Given instruction: Your task is to copy each line that has the word "chart".

------ The data ------

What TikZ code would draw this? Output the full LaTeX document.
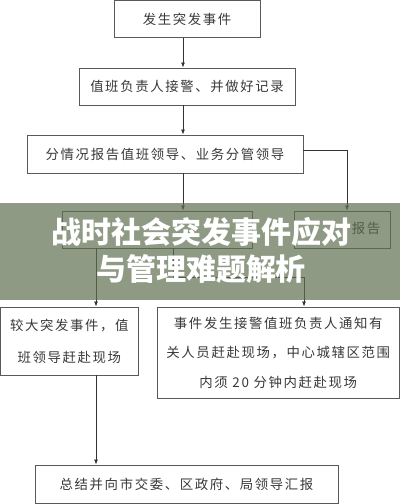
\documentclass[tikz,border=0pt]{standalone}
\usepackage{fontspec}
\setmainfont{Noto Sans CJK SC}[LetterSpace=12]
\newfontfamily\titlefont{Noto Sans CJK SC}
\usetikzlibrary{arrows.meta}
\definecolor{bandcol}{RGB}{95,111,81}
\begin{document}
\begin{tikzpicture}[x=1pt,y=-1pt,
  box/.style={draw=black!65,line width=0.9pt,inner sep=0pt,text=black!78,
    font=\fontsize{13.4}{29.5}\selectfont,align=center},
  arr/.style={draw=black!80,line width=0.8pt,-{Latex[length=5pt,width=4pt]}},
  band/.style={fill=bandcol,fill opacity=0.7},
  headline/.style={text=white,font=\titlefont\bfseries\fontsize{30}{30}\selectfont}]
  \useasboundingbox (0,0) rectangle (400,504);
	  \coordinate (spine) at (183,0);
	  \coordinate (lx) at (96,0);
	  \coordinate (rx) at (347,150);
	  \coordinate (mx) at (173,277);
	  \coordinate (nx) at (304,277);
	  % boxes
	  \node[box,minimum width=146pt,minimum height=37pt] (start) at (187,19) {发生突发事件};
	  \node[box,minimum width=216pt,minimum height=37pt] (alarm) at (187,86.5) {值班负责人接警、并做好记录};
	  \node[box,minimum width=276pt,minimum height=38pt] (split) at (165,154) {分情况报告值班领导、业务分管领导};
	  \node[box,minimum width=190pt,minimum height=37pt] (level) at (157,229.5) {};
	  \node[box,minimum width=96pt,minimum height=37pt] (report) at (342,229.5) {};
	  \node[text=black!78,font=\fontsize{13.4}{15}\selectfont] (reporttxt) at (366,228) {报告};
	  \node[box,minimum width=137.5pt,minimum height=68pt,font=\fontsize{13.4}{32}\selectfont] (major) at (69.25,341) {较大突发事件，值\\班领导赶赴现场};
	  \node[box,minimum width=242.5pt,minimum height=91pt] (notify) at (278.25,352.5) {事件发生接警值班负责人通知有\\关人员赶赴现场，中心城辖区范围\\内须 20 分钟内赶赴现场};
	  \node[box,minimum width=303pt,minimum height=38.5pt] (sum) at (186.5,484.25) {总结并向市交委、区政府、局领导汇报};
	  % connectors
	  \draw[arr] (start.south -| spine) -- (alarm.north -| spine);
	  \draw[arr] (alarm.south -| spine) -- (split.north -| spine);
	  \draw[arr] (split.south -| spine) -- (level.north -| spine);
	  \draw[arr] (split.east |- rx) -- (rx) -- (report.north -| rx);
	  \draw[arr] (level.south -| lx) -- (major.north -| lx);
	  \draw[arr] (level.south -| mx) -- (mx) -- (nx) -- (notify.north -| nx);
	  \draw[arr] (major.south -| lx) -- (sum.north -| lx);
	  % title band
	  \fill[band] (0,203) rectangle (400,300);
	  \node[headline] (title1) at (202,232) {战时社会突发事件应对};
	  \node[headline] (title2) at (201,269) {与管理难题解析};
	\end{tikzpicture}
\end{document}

------
------ The data ------

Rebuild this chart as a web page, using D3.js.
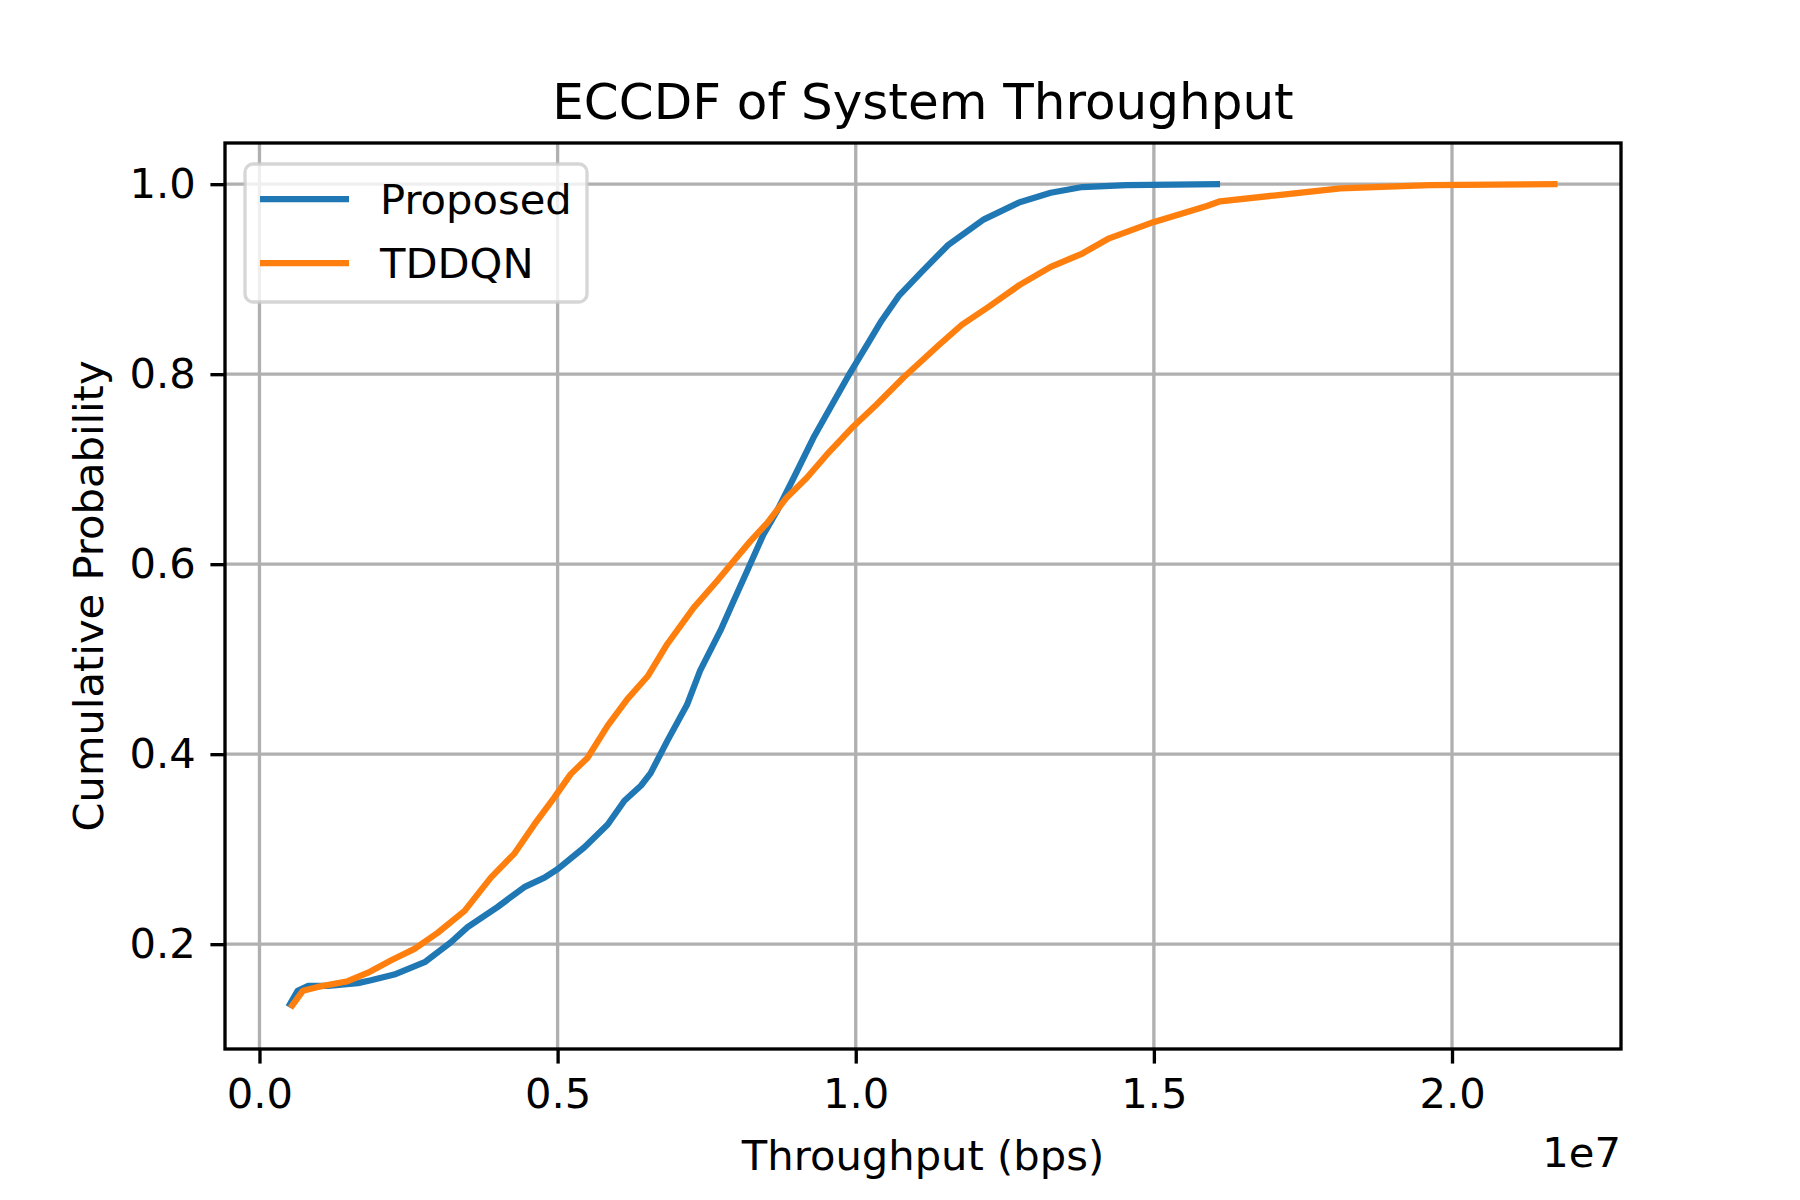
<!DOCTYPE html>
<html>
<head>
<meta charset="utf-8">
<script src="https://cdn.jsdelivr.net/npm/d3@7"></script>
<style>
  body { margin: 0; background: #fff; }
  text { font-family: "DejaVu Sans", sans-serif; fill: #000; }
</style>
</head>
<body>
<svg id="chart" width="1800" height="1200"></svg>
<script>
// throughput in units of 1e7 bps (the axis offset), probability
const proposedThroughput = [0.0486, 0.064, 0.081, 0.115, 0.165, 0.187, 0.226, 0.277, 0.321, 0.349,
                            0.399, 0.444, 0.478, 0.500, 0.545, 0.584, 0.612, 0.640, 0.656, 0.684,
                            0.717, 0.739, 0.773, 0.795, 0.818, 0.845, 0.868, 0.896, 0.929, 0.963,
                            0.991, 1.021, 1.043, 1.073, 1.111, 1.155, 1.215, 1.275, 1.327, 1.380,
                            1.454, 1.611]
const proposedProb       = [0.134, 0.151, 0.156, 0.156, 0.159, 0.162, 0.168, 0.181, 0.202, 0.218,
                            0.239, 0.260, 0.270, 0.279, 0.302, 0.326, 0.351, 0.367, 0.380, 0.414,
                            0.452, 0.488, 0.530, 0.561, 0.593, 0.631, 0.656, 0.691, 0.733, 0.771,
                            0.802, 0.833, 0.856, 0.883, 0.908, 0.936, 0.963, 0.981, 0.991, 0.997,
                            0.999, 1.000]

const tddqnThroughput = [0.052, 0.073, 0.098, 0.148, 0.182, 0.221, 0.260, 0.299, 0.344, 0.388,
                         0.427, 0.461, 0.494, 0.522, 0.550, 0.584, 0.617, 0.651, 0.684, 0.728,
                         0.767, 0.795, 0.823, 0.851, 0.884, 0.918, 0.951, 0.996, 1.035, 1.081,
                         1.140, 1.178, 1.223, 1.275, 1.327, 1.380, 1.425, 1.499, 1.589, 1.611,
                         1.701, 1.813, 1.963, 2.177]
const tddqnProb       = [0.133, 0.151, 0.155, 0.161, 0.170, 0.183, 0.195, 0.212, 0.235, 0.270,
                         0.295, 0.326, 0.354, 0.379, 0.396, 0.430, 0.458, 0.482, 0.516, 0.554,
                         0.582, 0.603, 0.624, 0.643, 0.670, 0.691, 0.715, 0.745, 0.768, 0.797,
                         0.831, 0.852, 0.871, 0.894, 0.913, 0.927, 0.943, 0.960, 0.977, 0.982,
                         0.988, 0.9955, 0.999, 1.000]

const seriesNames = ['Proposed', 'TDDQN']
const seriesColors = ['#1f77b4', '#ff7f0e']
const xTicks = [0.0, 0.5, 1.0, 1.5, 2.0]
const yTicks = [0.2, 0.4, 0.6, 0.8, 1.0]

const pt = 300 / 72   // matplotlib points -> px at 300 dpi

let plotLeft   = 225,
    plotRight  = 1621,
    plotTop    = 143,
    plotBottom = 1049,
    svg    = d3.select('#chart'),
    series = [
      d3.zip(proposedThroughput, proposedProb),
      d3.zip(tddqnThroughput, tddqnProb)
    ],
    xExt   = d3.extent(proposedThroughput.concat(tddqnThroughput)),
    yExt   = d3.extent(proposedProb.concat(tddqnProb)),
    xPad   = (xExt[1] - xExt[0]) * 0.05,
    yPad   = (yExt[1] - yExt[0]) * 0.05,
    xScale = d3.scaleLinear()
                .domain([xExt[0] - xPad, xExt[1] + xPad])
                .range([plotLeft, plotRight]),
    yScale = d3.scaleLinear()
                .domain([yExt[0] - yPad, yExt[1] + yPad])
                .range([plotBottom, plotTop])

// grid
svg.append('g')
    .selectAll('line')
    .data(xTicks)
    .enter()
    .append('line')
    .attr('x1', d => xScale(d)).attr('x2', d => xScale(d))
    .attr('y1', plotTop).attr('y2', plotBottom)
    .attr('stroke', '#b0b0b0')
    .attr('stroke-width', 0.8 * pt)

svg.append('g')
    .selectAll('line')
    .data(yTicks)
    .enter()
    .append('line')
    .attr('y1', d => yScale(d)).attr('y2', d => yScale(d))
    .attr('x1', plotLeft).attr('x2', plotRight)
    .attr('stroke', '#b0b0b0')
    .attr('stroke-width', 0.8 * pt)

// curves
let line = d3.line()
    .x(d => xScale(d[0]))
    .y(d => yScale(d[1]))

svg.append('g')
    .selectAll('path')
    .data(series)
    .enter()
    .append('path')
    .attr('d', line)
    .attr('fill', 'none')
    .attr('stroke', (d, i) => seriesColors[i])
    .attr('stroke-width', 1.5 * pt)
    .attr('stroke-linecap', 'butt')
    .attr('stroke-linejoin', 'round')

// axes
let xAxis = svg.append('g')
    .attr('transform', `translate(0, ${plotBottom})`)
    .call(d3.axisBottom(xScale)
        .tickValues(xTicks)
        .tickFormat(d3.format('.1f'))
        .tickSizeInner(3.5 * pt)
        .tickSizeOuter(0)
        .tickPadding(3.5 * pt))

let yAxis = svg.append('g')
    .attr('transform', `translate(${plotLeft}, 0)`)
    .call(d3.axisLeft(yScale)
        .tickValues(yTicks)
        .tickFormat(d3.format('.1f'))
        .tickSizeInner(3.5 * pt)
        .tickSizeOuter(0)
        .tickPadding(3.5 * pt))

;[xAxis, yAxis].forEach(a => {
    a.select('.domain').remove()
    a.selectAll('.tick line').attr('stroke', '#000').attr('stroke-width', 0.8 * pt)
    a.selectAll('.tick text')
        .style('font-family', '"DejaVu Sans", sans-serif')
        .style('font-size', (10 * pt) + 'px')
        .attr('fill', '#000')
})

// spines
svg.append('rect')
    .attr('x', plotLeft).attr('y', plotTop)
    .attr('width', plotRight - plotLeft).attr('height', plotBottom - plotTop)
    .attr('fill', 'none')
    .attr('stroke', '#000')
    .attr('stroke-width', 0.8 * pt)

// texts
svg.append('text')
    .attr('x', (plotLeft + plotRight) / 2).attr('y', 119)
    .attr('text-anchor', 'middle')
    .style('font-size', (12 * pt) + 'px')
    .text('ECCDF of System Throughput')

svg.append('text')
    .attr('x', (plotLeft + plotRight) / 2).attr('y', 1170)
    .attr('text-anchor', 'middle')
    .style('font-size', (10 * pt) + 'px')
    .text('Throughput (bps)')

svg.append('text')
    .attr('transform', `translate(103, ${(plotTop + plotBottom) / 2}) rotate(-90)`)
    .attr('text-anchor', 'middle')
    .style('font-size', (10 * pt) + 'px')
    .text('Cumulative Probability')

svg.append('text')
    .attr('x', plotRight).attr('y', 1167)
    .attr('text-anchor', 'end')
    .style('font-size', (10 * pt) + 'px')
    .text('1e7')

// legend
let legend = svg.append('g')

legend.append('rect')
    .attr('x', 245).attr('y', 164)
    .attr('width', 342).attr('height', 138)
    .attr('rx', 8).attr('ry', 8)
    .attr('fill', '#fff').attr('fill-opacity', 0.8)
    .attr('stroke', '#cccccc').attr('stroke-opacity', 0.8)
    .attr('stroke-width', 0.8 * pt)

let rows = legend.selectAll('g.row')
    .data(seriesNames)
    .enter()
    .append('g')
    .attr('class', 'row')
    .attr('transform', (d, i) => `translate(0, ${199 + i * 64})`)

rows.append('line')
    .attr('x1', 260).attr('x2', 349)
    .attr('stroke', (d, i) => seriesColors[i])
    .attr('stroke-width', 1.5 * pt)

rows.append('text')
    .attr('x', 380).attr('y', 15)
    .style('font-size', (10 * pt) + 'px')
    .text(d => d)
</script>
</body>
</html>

------

Solution:
Rebuild this chart as a web page, using D3.js.
<svg id="chart" width="1800" height="1200"></svg>
    svg    = d3.select('#chart'),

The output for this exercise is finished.